The worst thing a creative writer could do, it used to be said, was write journalism. By turning out facts to please the masses, he would supposedly debase his own style. But with so many writers, from Truman Capote to Norman Mailer, plunging into journalism. Novelist Thomas Fleming (A Cry of Whiteness) has taken the opposite view. A bout of journalism may be good for the writer but bad for journalism.
Because of today's declining market for fiction, says Fleming in this week's New York Times Book Review, writers are producing journalism to make a living--an advance over writing hack fiction or Hollywood scripts. Beyond that, journalism enables them to escape from their own introspection, the "feeling of feeding on one's own vitals, of using up and then repeating and restringing ad nauseam one's autobiographic experience." Journalism replenishes their experiences of the world.
But their kind of personal journalism has its dangers, warns Fleming.
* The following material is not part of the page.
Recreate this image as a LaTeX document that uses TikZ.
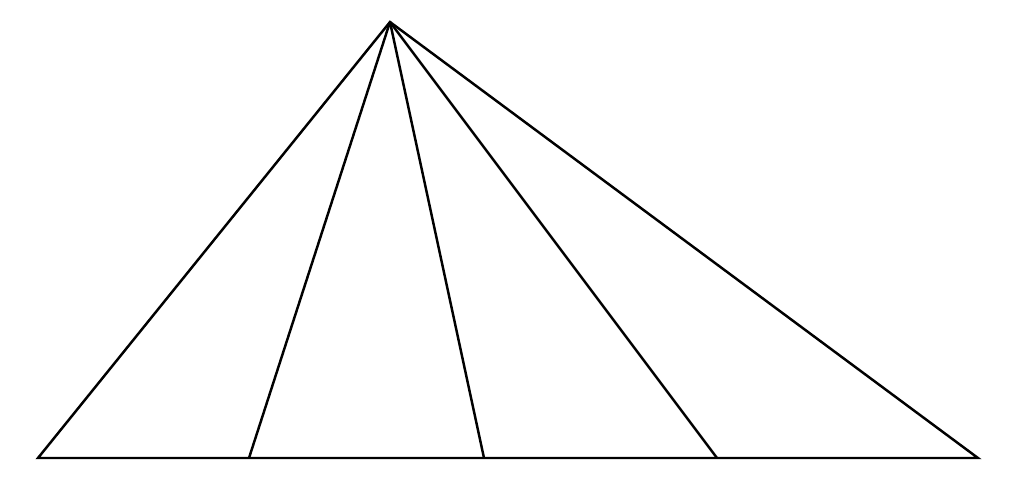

It is based on the "more or less tacit consensus of the intellectual establishment that objectivity does not exist. Hence the personal comment which attempts to do no more than state one man's point of view on a certain patch of experience." "Pure objectivity," he says, is probably an unattainable ideal. "But this does not mean that it should be abandoned any more than we should stop trying to tell each other the truth because an awful lot of people in this world are liars."